Quem há de negar que beijar é tão bom? Não, não estou falando apenas simplesmente do beijo corriqueiro, muito embora carregado de gratificante afetividade, que se dá na face dos filhos, das pessoas queridas, dos amigos mais chegados. Beijos desse tipo são uma lídima expressão do nosso querer bem, do nosso carinho, do nosso afeto pelas pessoas de quem gostamos. Por mais estranho que possa parecer, existe gente que sente uma enorme dificuldade de demonstrar seus sentimentos do gostar através do beijo e que, no máximo, são capazes de esboçar um tímido abraço, geralmente de modo rápido como se tivesse medo de que o tocar, o estreitar num mero amplexo o corpo de outrem lhe provocasse queimaduras de terceiro grau. Essas pessoas são assim, agem assim porque assim foram criadas por outras gentes que consideram os gestos carinhosos como sinais cabais de fraqueza, principalmente se pertencem ao sexo masculino.

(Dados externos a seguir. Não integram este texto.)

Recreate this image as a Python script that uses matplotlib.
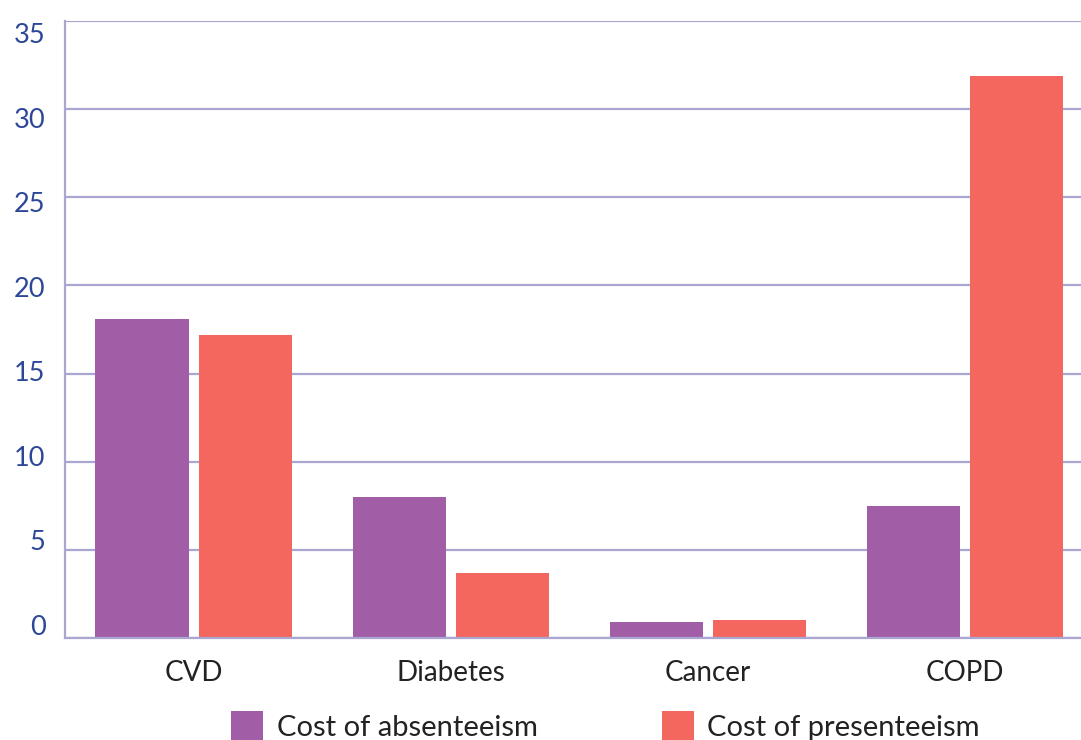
import numpy as np
import matplotlib
matplotlib.use("Agg")
import matplotlib.pyplot as plt
from matplotlib.transforms import ScaledTranslation

categories = ["CVD", "Diabetes", "Cancer", "COPD"]
absenteeism = [18.1, 8.0, 0.9, 7.5]
presenteeism = [17.2, 3.7, 1.0, 31.9]
series_labels = ["Cost of absenteeism", "Cost of presenteeism"]
y_ticks = [0, 5, 10, 15, 20, 25, 30, 35]

purple = "#a15ea6"
coral = "#f4675f"
grid_col = "#a9a7d1"
tick_col = "#2c4797"
text_col = "#222222"

plt.rcParams["font.family"] = ["Lato", "DejaVu Sans"]

fig = plt.figure(figsize=(10.81, 7.40), dpi=100)
ax = fig.add_axes([0.0601, 0.1378, 0.9514, 0.8338])

x = np.arange(len(categories))
w = 0.362
off = 0.2004
b1 = ax.bar(x - off, absenteeism, w, color=purple, label=series_labels[0], zorder=2)
b2 = ax.bar(x + off, presenteeism, w, color=coral, label=series_labels[1], zorder=2)

ax.set_xlim(-0.5, 3.5)
ax.set_ylim(0, 35)
ax.set_yticks(y_ticks)
ax.set_yticklabels([str(v) for v in y_ticks])
ax.set_xticks(x)
ax.set_xticklabels(categories)

ax.grid(axis="y", color=grid_col, linewidth=1.6, zorder=0)
ax.set_axisbelow(True)
for side in ["top", "right"]:
    ax.spines[side].set_visible(False)
ax.spines["left"].set_color(grid_col)
ax.spines["left"].set_linewidth(1.6)
ax.spines["bottom"].set_color(grid_col)
ax.spines["bottom"].set_linewidth(1.6)
ax.spines["bottom"].set_zorder(3)

ax.tick_params(axis="y", length=0, pad=14, labelsize=19.5, labelcolor=tick_col)
ax.tick_params(axis="x", length=0, pad=16, labelsize=20, labelcolor=text_col)

# the value labels sit on a slightly tighter spacing than the grid lines
for v, lab in zip(y_ticks, ax.get_yticklabels()):
    dy = (13 - 0.72 * v) / 100
    lab.set_transform(lab.get_transform() + ScaledTranslation(0, dy, fig.dpi_scale_trans))

fig.legend(handles=[b1, b2], labels=series_labels, loc="upper left",
           bbox_to_anchor=(231 / 1081, 1 - 711 / 740), ncol=2, frameon=False,
           fontsize=21, handlelength=1.1, handleheight=1.25, handletextpad=0.47,
           columnspacing=4.25, borderpad=0, borderaxespad=0, labelcolor=text_col)

fig.savefig("out.png", dpi=100)
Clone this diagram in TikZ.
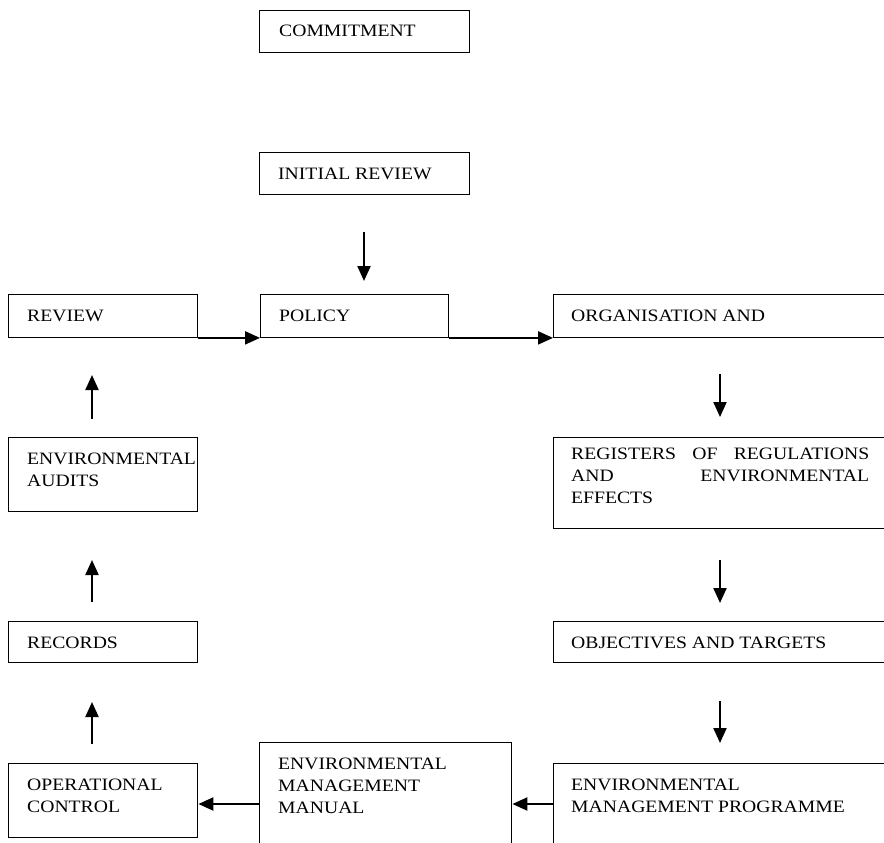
\documentclass[tikz,border=0pt]{standalone}
\usepackage{fontspec}
\setmainfont{Liberation Serif}[FakeStretch=1.13]
\usetikzlibrary{arrows.meta,calc}
\begin{document}
\begin{tikzpicture}[x=1pt,y=-1pt,
  box/.style={draw,line width=1.4pt,inner sep=0pt,anchor=north west},
  lbl/.style={anchor=base west,inner sep=0pt,font=\fontsize{17.4}{22}\selectfont},
  arr/.style={line width=2.2pt,-{Triangle[length=15pt,width=13pt]}}]
\useasboundingbox (0,0) rectangle (884,843);
\clip (0,0) rectangle (884,843);
% boxes
\node[box,minimum width=210pt,minimum height=42pt] (commit) at (259,10) {};
\node[box,minimum width=210pt,minimum height=42pt] (initial) at (259,152) {};
\node[box,minimum width=189pt,minimum height=42.5pt] (review) at (8,294) {};
\node[box,minimum width=188pt,minimum height=42.5pt] (policy) at (260,294) {};
\node[box,minimum width=360pt,minimum height=42.5pt] (org) at (553,294) {};
\node[box,minimum width=189pt,minimum height=74pt] (audits) at (8,437) {};
\node[box,minimum width=360pt,minimum height=91pt] (registers) at (553,437) {};
\node[box,minimum width=189pt,minimum height=41pt] (records) at (8,621) {};
\node[box,minimum width=360pt,minimum height=41pt] (objectives) at (553,621) {};
\node[box,minimum width=189pt,minimum height=74pt] (opctrl) at (8,763) {};
\node[box,minimum width=252pt,minimum height=160pt] (manual) at (259,742) {};
\node[box,minimum width=360pt,minimum height=140pt] (programme) at (553,763) {};
% texts
\node[lbl] (t-commit) at ($(commit.north west)+(20,27)$) {COMMITMENT};
\node[lbl] (t-initial) at ($(initial.north west)+(19,27)$) {INITIAL REVIEW};
\node[lbl] (t-review) at ($(review.north west)+(19,27)$) {REVIEW};
\node[lbl] (t-policy) at ($(policy.north west)+(19,27)$) {POLICY};
\node[lbl] (t-org) at ($(org.north west)+(18,27)$) {ORGANISATION AND};
\node[lbl] (t-audits) at ($(audits.north west)+(19,27)$) {\vtop{\hbox{ENVIRONMENTAL}\hbox{AUDITS}}};
\node[lbl] (t-registers) at ($(registers.north west)+(18,22)$) {\vtop{\hbox to 298pt{REGISTERS\hfill OF\hfill REGULATIONS}\hbox to 298pt{AND\hfill ENVIRONMENTAL}\hbox{EFFECTS}}};
\node[lbl] (t-records) at ($(records.north west)+(19,27)$) {RECORDS};
\node[lbl] (t-objectives) at ($(objectives.north west)+(18,27)$) {OBJECTIVES AND TARGETS};
\node[lbl] (t-opctrl) at ($(opctrl.north west)+(19,27)$) {\vtop{\hbox{OPERATIONAL}\hbox{CONTROL}}};
\node[lbl] (t-manual) at ($(manual.north west)+(19,27)$) {\vtop{\hbox{ENVIRONMENTAL}\hbox{MANAGEMENT}\hbox{MANUAL}}};
\node[lbl] (t-programme) at ($(programme.north west)+(18,27)$) {\vtop{\hbox{ENVIRONMENTAL}\hbox{MANAGEMENT PROGRAMME}}};
% free arrow ends
\coordinate (a1s) at (364,232); \coordinate (a1e) at (364,281);
\coordinate (a4s) at (720,374); \coordinate (a4e) at (720,417);
\coordinate (a5s) at (720,560); \coordinate (a5e) at (720,603);
\coordinate (a6s) at (720,701); \coordinate (a6e) at (720,743);
\coordinate (a7s) at (92,419);  \coordinate (a7e) at (92,375);
\coordinate (a8s) at (92,602);  \coordinate (a8e) at (92,560);
\coordinate (a9s) at (92,744);  \coordinate (a9e) at (92,702);
\coordinate (ylow) at (0,804);
% arrows
\draw[arr] (a1s) -- (a1e);
\draw[arr] (review.south east) -- (policy.south west);
\draw[arr] (policy.south east) -- (org.south west);
\draw[arr] (a4s) -- (a4e);
\draw[arr] (a5s) -- (a5e);
\draw[arr] (a6s) -- (a6e);
\draw[arr] (a7s) -- (a7e);
\draw[arr] (a8s) -- (a8e);
\draw[arr] (a9s) -- (a9e);
\draw[arr] (programme.west |- ylow) -- (manual.east |- ylow);
\draw[arr] (manual.west |- ylow) -- (opctrl.east |- ylow);
\end{tikzpicture}
\end{document}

Todavia, não é desta espécie comum de ósculo que estou falando, e, sim, do beijo na boca, do atrevido e impetuoso beijo de língua com toda a intensa carga de sensualidade e sexualidade que ele carrega no seu molhado bojo. O grande Nelson Rodrigues, talvez o maior e melhor frasista de nossa literatura pátria, costumava dizer, daquele seu modo ironicamente genial, que o beijo na boca era mais íntimo do que a própria relação sexual. E tenho cá as minhas dúvidas se ele não estava coberto de razão. Já li, em antigos alfarrábios de antropologia, que foi uma fêmea troglodita quem inventou o beijo na boca. Nossos primevos antepassados tinham o hábito de celebrar no altar de Vênus à moda dos animais, com a fêmea posta de quatro e o macho a possuindo nessa posição de submissão, usando de uma certa violência e numa rapidez de coelho em lua de mel.
Pois muito bem. Até que um belo dia, na escuridão da caverna ou, quem sabe, em plena luz da savana, uma fêmea mais sabida, mais esperta, movida por algum bendito, desconhecido e inovador instinto, cansada da mesmice, deitou-se de costas, na popular posição sexual chamada pelo vulgo de “papai-mamãe”. E assim, pela primeira vez no decorrer da história da humanidade, um macho e uma fêmea copularam de frente, se olhando nos olhos, rosto roçando rosto e daí nasceu o primeiro beijo na boca em nossa humana espécie. Penso que nem a serpente da bíblica história de Adão e Eva foi capaz de detonar uma tamanha revolução sexual em nossos costumes. Só mesmo uma mulher, com toda a sua inventividade e malícia no doce praticar dos prazeres carnais, poderia ser capaz de com um simples movimento mudar para melhor o nosso primitivo Kama Sutra milhares de anos antes que a sabedoria indiana o inventasse.
Ah, lembro da minha primeira vez tão nitidamente, tão claramente como se fosse hoje, para não fugir ao jargão antigo. Foi bem no início da adolescência que aconteceu comigo o que eu só via nas telas dos cinemas ou espiando furtivamente os casais de namorados, que de tão enlevados em seus ímpetos amorosos, nem sequer se davam conta de minha presença oculta nas moitas dos jardins. Recordo que ao apertar o corpo da namoradinha de encontro ao meu e unir as nossas bocas, imersos nas ondas da volúpia, a garota pareceu desfalecer, se desmilinguir entre os meus braços trêmulos e uma poderosa onda de excitação percorreu-me o corpo num vendaval de hormônios. Mal sabia eu que havia ativado 29 músculos faciais, queimado 15 calorias, trocado 250 bactérias misturadas com nossa saliva e causado uma tempestade nos neurônios de meu sistema límbico. Ah, que santa e magnífica ignorância das mudanças metabólicas que se davam em meu corpo e em minha mente. Diante da felicidade do primeiro beijo, tudo o mais no mundo carecia de qualquer importância.